▶ Input for this task:
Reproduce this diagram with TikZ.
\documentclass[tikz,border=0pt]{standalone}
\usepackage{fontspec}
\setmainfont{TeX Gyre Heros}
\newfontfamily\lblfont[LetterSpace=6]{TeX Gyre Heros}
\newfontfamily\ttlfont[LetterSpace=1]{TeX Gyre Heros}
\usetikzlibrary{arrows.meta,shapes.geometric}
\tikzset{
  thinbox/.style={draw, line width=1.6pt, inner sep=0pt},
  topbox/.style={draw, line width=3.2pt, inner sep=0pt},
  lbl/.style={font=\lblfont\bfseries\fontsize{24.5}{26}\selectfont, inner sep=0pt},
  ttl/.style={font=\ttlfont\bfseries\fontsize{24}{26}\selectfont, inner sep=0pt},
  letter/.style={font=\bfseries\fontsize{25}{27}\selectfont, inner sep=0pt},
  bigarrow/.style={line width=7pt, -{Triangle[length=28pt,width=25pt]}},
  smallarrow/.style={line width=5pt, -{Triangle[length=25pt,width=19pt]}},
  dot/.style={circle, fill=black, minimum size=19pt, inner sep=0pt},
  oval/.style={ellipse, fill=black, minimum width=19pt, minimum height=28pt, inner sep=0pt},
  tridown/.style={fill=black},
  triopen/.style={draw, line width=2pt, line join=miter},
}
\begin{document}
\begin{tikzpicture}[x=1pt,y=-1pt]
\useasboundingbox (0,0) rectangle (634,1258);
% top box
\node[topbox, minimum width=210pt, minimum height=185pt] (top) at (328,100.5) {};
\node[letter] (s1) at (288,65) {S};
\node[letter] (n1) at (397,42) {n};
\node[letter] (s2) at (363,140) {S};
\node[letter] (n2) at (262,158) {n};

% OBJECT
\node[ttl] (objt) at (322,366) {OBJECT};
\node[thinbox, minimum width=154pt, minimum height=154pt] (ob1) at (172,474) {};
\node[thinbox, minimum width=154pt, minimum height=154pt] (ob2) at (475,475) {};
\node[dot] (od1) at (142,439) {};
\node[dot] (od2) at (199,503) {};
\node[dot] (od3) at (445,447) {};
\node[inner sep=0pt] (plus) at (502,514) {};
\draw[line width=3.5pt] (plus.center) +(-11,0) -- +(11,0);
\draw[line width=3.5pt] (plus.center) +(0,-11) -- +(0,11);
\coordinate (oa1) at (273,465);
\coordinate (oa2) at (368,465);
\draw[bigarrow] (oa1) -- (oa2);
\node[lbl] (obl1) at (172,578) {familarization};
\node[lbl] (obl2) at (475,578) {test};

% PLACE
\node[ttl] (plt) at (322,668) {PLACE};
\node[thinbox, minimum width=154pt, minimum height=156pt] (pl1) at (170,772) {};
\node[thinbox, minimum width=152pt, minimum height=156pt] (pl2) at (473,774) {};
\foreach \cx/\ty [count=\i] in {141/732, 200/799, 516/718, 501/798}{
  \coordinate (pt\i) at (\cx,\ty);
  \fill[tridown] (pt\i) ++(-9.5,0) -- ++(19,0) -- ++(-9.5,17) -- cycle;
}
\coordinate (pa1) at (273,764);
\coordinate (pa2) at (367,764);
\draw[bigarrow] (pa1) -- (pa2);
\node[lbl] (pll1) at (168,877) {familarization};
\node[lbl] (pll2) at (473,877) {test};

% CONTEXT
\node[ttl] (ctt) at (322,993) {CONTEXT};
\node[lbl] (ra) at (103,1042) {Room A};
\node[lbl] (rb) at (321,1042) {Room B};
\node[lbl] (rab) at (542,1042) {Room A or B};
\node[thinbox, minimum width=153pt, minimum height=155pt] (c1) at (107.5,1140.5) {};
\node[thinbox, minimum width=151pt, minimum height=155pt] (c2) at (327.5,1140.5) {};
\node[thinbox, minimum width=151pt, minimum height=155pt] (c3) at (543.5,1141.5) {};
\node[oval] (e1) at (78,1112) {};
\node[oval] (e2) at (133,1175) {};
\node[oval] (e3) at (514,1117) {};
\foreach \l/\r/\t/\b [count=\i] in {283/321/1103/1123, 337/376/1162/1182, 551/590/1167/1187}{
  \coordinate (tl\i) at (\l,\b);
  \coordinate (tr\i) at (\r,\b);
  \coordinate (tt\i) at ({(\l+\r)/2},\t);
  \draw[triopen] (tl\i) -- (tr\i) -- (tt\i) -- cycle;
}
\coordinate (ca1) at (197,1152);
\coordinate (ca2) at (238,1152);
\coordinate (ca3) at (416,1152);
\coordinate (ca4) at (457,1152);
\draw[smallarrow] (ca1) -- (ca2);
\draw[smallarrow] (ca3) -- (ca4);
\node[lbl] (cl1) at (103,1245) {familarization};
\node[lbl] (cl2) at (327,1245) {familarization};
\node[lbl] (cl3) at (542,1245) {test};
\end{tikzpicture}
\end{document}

==

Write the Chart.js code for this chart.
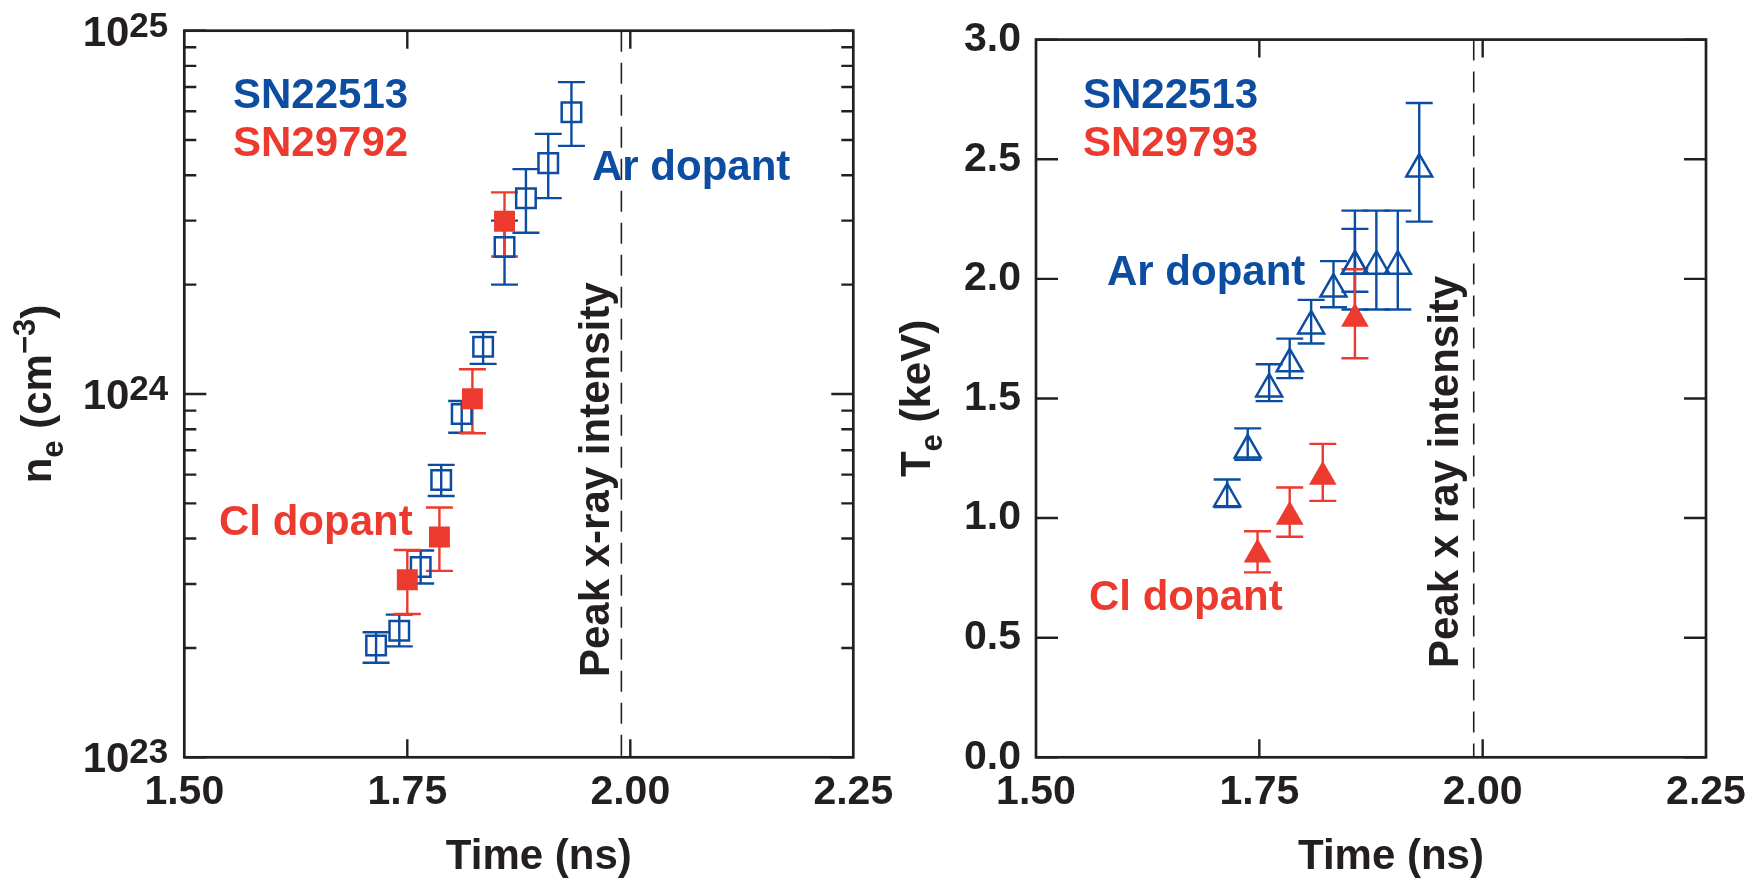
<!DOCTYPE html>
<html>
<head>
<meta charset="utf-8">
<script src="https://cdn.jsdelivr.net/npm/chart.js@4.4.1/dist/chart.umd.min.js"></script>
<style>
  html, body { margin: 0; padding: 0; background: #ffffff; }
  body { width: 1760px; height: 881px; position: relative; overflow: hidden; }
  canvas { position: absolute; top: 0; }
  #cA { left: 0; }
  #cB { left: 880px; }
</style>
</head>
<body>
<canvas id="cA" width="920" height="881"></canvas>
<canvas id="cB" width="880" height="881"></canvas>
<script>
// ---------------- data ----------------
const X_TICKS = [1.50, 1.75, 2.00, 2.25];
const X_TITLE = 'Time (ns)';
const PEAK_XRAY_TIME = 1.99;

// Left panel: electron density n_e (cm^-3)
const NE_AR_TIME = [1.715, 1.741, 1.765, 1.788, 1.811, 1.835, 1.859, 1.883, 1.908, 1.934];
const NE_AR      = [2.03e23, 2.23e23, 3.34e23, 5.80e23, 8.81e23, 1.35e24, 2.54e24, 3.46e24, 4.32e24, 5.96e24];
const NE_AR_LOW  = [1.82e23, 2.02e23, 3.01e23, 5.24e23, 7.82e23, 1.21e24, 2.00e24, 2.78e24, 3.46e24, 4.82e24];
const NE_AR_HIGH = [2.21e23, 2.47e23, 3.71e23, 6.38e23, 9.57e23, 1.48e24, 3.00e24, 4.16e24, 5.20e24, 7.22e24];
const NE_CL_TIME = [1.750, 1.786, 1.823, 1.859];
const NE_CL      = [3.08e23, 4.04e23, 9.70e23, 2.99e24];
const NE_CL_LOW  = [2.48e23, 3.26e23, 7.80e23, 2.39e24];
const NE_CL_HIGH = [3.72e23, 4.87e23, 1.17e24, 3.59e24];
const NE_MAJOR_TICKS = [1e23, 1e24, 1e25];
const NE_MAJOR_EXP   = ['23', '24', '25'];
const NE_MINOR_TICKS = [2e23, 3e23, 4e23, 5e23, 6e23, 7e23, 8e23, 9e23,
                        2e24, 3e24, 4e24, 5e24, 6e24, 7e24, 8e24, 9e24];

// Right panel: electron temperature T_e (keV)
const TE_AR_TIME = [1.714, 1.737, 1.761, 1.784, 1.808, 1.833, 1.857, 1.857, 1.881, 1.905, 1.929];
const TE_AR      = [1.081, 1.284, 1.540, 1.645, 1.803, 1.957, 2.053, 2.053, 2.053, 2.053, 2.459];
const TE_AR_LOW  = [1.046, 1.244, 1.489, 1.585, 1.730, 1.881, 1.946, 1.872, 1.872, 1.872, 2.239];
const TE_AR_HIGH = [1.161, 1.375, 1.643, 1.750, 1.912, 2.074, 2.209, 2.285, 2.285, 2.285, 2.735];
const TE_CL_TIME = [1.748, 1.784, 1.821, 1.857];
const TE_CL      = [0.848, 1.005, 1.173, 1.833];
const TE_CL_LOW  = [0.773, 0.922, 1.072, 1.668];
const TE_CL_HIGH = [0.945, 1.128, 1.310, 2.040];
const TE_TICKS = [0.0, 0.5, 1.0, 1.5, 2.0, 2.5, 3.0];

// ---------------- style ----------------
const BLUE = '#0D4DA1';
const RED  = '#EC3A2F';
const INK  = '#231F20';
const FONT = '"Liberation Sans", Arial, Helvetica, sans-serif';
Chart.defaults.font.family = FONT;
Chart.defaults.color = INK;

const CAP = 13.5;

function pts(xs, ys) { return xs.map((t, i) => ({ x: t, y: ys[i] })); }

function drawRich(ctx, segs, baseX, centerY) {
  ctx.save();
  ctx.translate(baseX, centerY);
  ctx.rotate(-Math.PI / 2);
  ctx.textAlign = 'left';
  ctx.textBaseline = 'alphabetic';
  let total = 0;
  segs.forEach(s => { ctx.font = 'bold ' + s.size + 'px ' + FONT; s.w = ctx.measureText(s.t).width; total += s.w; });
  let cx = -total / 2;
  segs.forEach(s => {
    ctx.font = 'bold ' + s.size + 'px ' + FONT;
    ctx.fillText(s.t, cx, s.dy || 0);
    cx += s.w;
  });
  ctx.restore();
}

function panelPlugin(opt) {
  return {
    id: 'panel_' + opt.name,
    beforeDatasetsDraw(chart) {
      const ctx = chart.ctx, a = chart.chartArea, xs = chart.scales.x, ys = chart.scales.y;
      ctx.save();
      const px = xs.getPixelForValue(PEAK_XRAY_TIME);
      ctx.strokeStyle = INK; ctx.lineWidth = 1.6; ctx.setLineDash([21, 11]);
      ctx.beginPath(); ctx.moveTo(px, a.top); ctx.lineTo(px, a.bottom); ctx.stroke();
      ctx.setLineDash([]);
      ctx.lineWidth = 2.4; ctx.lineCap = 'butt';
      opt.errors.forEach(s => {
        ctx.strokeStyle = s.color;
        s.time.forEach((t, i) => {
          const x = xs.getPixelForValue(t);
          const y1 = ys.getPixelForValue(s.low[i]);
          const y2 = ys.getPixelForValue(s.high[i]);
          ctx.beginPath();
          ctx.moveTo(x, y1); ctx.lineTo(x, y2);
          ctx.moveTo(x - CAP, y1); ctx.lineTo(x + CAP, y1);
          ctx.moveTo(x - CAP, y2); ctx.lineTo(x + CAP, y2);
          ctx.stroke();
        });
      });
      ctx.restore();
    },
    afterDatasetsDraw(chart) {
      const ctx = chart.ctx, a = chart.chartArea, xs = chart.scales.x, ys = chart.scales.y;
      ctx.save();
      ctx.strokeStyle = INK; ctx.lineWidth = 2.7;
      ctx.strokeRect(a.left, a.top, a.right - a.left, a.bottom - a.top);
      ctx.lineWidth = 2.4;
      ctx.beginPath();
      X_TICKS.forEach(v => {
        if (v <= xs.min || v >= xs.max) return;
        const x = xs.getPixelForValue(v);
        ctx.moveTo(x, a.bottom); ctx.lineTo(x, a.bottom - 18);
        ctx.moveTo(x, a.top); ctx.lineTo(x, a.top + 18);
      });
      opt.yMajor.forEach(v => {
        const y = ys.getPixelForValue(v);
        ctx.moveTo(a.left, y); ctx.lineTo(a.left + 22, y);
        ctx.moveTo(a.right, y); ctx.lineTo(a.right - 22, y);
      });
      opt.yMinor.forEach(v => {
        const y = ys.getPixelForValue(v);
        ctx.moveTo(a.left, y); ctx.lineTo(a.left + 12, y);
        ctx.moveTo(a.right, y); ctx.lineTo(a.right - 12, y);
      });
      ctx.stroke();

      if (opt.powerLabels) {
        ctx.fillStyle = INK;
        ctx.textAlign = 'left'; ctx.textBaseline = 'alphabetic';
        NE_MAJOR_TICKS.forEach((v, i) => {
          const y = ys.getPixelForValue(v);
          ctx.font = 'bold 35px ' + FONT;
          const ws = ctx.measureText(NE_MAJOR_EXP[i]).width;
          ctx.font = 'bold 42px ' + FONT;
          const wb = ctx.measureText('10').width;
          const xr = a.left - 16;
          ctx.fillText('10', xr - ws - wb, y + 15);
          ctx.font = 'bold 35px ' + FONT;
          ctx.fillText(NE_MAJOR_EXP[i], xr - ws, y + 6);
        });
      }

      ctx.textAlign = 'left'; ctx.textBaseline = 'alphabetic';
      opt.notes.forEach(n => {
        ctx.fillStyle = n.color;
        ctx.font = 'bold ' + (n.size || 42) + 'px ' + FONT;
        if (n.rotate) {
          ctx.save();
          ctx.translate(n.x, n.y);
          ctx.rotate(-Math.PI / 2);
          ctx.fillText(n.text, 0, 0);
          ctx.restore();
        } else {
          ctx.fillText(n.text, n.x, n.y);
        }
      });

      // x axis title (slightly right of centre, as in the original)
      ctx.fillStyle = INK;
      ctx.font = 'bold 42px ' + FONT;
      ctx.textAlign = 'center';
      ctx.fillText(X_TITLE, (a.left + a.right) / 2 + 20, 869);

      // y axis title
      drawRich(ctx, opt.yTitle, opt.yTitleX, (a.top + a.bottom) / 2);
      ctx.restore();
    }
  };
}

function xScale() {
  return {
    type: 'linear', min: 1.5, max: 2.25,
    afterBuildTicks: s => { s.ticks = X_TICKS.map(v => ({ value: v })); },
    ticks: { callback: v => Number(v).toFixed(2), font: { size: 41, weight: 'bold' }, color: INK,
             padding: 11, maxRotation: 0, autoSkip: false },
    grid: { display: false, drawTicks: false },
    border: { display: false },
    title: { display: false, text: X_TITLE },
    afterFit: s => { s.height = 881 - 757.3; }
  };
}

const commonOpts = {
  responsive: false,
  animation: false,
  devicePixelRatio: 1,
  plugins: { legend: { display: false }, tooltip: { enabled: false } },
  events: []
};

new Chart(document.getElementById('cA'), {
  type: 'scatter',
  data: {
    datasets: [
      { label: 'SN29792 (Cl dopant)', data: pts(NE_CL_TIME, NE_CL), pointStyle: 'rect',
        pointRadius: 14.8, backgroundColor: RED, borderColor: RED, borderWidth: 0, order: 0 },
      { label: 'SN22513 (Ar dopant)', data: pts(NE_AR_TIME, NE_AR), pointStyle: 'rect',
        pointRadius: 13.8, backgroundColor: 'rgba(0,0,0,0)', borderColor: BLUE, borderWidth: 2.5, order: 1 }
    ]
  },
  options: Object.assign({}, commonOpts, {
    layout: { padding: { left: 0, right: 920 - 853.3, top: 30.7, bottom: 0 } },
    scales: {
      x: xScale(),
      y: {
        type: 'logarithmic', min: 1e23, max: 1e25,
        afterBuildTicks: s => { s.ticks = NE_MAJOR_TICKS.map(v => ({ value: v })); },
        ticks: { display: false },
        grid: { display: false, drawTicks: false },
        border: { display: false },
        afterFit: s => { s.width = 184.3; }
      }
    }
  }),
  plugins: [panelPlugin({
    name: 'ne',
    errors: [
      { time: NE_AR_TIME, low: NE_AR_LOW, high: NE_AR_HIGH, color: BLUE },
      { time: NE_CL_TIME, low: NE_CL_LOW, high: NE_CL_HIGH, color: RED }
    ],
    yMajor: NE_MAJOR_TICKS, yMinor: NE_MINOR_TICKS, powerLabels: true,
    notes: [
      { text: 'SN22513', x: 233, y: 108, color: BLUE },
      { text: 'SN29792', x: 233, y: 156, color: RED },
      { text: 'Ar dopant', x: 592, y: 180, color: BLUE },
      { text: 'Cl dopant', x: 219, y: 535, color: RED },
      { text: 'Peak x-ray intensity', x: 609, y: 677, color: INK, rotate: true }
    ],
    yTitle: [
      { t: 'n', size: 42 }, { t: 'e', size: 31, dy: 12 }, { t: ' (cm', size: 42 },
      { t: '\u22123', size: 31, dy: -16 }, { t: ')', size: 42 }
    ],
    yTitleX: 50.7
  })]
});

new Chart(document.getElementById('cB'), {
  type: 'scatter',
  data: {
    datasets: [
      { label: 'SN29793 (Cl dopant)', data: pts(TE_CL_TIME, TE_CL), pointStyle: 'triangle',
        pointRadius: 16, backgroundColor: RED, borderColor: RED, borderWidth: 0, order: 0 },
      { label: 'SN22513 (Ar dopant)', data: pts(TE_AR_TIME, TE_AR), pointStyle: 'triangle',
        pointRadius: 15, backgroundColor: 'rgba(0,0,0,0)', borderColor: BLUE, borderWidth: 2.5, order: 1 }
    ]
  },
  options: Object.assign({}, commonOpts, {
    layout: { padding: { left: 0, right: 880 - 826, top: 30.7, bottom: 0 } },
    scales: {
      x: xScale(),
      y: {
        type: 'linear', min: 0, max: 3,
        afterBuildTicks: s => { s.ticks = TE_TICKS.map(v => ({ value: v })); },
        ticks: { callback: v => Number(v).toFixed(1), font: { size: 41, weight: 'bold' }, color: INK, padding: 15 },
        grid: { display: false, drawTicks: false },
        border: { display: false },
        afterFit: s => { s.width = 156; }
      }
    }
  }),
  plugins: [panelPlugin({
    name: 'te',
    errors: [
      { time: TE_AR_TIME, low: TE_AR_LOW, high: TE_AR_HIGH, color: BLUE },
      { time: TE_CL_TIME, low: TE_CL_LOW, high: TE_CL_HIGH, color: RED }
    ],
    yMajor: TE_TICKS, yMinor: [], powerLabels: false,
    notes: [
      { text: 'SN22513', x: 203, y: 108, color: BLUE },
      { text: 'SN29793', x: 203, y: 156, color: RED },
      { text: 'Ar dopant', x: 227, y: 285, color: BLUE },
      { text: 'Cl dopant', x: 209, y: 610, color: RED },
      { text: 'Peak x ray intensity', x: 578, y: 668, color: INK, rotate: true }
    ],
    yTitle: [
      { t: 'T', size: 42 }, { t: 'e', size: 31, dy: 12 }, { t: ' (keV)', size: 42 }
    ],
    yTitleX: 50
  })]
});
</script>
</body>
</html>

--

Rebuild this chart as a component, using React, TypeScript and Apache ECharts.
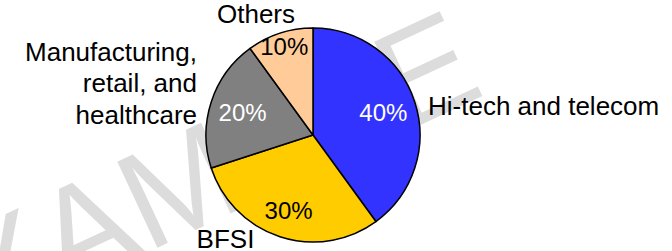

▶ Description of the task:
Begin with the line that contains "Write the Chart.js code for this chart.", end with the line that contains "2e24, 3e24, 4e24, 5e24, 6e24, 7e24, 8e24, 9e24];", and set down every line in that range exactly as it stands, minus the pictures.

▶ Completed exercise:
Write the Chart.js code for this chart.
<!DOCTYPE html>
<html>
<head>
<meta charset="utf-8">
<script src="https://cdn.jsdelivr.net/npm/chart.js@4.4.1/dist/chart.umd.min.js"></script>
<style>
  html, body { margin: 0; padding: 0; background: #ffffff; }
  body { width: 1760px; height: 881px; position: relative; overflow: hidden; }
  canvas { position: absolute; top: 0; }
  #cA { left: 0; }
  #cB { left: 880px; }
</style>
</head>
<body>
<canvas id="cA" width="920" height="881"></canvas>
<canvas id="cB" width="880" height="881"></canvas>
<script>
// ---------------- data ----------------
const X_TICKS = [1.50, 1.75, 2.00, 2.25];
const X_TITLE = 'Time (ns)';
const PEAK_XRAY_TIME = 1.99;

// Left panel: electron density n_e (cm^-3)
const NE_AR_TIME = [1.715, 1.741, 1.765, 1.788, 1.811, 1.835, 1.859, 1.883, 1.908, 1.934];
const NE_AR      = [2.03e23, 2.23e23, 3.34e23, 5.80e23, 8.81e23, 1.35e24, 2.54e24, 3.46e24, 4.32e24, 5.96e24];
const NE_AR_LOW  = [1.82e23, 2.02e23, 3.01e23, 5.24e23, 7.82e23, 1.21e24, 2.00e24, 2.78e24, 3.46e24, 4.82e24];
const NE_AR_HIGH = [2.21e23, 2.47e23, 3.71e23, 6.38e23, 9.57e23, 1.48e24, 3.00e24, 4.16e24, 5.20e24, 7.22e24];
const NE_CL_TIME = [1.750, 1.786, 1.823, 1.859];
const NE_CL      = [3.08e23, 4.04e23, 9.70e23, 2.99e24];
const NE_CL_LOW  = [2.48e23, 3.26e23, 7.80e23, 2.39e24];
const NE_CL_HIGH = [3.72e23, 4.87e23, 1.17e24, 3.59e24];
const NE_MAJOR_TICKS = [1e23, 1e24, 1e25];
const NE_MAJOR_EXP   = ['23', '24', '25'];
const NE_MINOR_TICKS = [2e23, 3e23, 4e23, 5e23, 6e23, 7e23, 8e23, 9e23,
                        2e24, 3e24, 4e24, 5e24, 6e24, 7e24, 8e24, 9e24];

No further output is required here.